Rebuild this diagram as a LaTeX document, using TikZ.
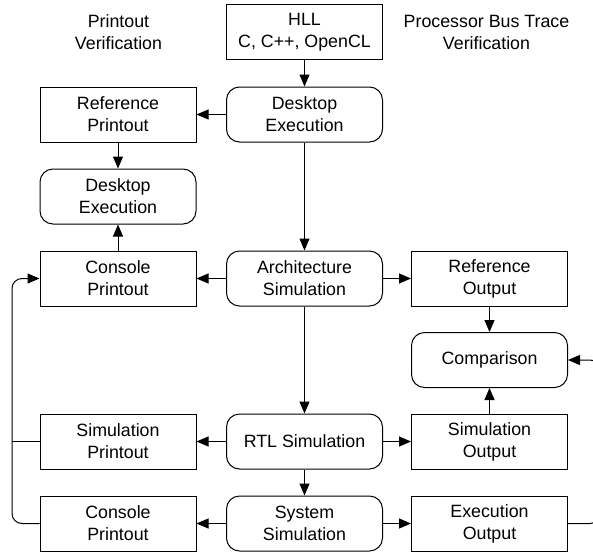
\documentclass[tikz,border=0pt]{standalone}
\usepackage{fontspec}
\setmainfont{Liberation Sans}
\usetikzlibrary{arrows.meta}
\begin{document}
\begin{tikzpicture}[x=1pt,y=-1pt,
  every node/.style={font=\fontsize{17.8}{22}\selectfont, align=center, inner sep=0pt},
  sqbox/.style={draw, line width=1pt, minimum width=156pt, minimum height=55pt},
  rdbox/.style={sqbox, rounded corners=13pt},
  arr/.style={line width=1pt, -{Triangle[length=12pt,width=10pt]}},
  ln/.style={line width=1pt}]
\useasboundingbox (0,0) rectangle (593,554);
\clip (0,0) rectangle (593,554);
% headers
\node (h1) at (118.5,32) {Printout\\Verification};
\node (h2) at (486.5,32) {Processor Bus Trace\\Verification};
% middle column
\node[sqbox] (hll) at (304.5,32) {HLL\\C, C++, OpenCL};
\node[rdbox] (dm) at (304.5,114.5) {Desktop\\Execution};
\node[rdbox] (arch) at (304.5,278.5) {Architecture\\Simulation};
\node[rdbox] (rtl) at (304.5,441.5) {RTL Simulation};
\node[rdbox] (sys) at (304.5,523.5) {System\\Simulation};
% left column
\node[sqbox] (refp) at (118,114.5) {Reference\\Printout};
\node[rdbox] (dl) at (118,196.5) {Desktop\\Execution};
\node[sqbox] (cp1) at (118,278.5) {Console\\Printout};
\node[sqbox] (simp) at (118,441.5) {Simulation\\Printout};
\node[sqbox] (cp2) at (118,523.5) {Console\\Printout};
% right column
\node[sqbox] (refo) at (489.5,278.5) {Reference\\Output};
\node[rdbox] (comp) at (489.5,360) {Comparison};
\node[sqbox] (simo) at (489.5,441.5) {Simulation\\Output};
\node[sqbox] (exo) at (489.5,523.5) {Execution\\Output};
% connectors
\draw[arr] (hll) -- (dm);
\draw[arr] (dm) -- (refp);
\draw[arr] (refp) -- (dl);
\draw[arr] (cp1) -- (dl);
\draw[arr] (dm) -- (arch);
\draw[arr] (arch) -- (cp1);
\draw[arr] (arch) -- (refo);
\draw[arr] (refo) -- (comp);
\draw[arr] (arch) -- (rtl);
\draw[arr] (rtl) -- (simp);
\draw[arr] (rtl) -- (simo);
\draw[arr] (simo) -- (comp);
\draw[arr] (rtl) -- (sys);
\draw[arr] (sys) -- (cp2);
\draw[arr] (sys) -- (exo);
% left loop
\coordinate (lb) at (12,523.5);
\coordinate (lt) at (12,278.5);
\coordinate (lm) at (12,441.5);
\draw[arr, rounded corners=10pt] (cp2.west) -- (lb) -- (lt) -- (cp1.west);
\draw[ln] (simp.west) -- (lm);
% right loop (partially outside)
\coordinate (rb) at (598,523.5);
\coordinate (rt) at (598,360);
\draw[arr, rounded corners=8pt] (exo.east) -- (rb) -- (rt) -- (comp.east);
\end{tikzpicture}
\end{document}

━━━━━━━━

EXERCISE PROMPT
Output the material word for word, omitting its pictures.

TASK ANSWER
Rebuild this diagram as a LaTeX document, using TikZ.
\documentclass[tikz,border=0pt]{standalone}
\usepackage{fontspec}
\setmainfont{Liberation Sans}
\usetikzlibrary{arrows.meta}
\begin{document}
\begin{tikzpicture}[x=1pt,y=-1pt,
  every node/.style={font=\fontsize{17.8}{22}\selectfont, align=center, inner sep=0pt},
  sqbox/.style={draw, line width=1pt, minimum width=156pt, minimum height=55pt},
  rdbox/.style={sqbox, rounded corners=13pt},
  arr/.style={line width=1pt, -{Triangle[length=12pt,width=10pt]}},
  ln/.style={line width=1pt}]
\useasboundingbox (0,0) rectangle (593,554);
\clip (0,0) rectangle (593,554);
% headers
\node (h1) at (118.5,32) {Printout\\Verification};
\node (h2) at (486.5,32) {Processor Bus Trace\\Verification};
% middle column
\node[sqbox] (hll) at (304.5,32) {HLL\\C, C++, OpenCL};
\node[rdbox] (dm) at (304.5,114.5) {Desktop\\Execution};
\node[rdbox] (arch) at (304.5,278.5) {Architecture\\Simulation};
\node[rdbox] (rtl) at (304.5,441.5) {RTL Simulation};
\node[rdbox] (sys) at (304.5,523.5) {System\\Simulation};
% left column
\node[sqbox] (refp) at (118,114.5) {Reference\\Printout};
\node[rdbox] (dl) at (118,196.5) {Desktop\\Execution};
\node[sqbox] (cp1) at (118,278.5) {Console\\Printout};
\node[sqbox] (simp) at (118,441.5) {Simulation\\Printout};
\node[sqbox] (cp2) at (118,523.5) {Console\\Printout};
% right column
\node[sqbox] (refo) at (489.5,278.5) {Reference\\Output};
\node[rdbox] (comp) at (489.5,360) {Comparison};
\node[sqbox] (simo) at (489.5,441.5) {Simulation\\Output};
\node[sqbox] (exo) at (489.5,523.5) {Execution\\Output};
% connectors
\draw[arr] (hll) -- (dm);
\draw[arr] (dm) -- (refp);
\draw[arr] (refp) -- (dl);
\draw[arr] (cp1) -- (dl);
\draw[arr] (dm) -- (arch);
\draw[arr] (arch) -- (cp1);
\draw[arr] (arch) -- (refo);
\draw[arr] (refo) -- (comp);
\draw[arr] (arch) -- (rtl);
\draw[arr] (rtl) -- (simp);
\draw[arr] (rtl) -- (simo);
\draw[arr] (simo) -- (comp);
\draw[arr] (rtl) -- (sys);
\draw[arr] (sys) -- (cp2);
\draw[arr] (sys) -- (exo);
% left loop
\coordinate (lb) at (12,523.5);
\coordinate (lt) at (12,278.5);
\coordinate (lm) at (12,441.5);
\draw[arr, rounded corners=10pt] (cp2.west) -- (lb) -- (lt) -- (cp1.west);
\draw[ln] (simp.west) -- (lm);
% right loop (partially outside)
\coordinate (rb) at (598,523.5);
\coordinate (rt) at (598,360);
\draw[arr, rounded corners=8pt] (exo.east) -- (rb) -- (rt) -- (comp.east);
\end{tikzpicture}
\end{document}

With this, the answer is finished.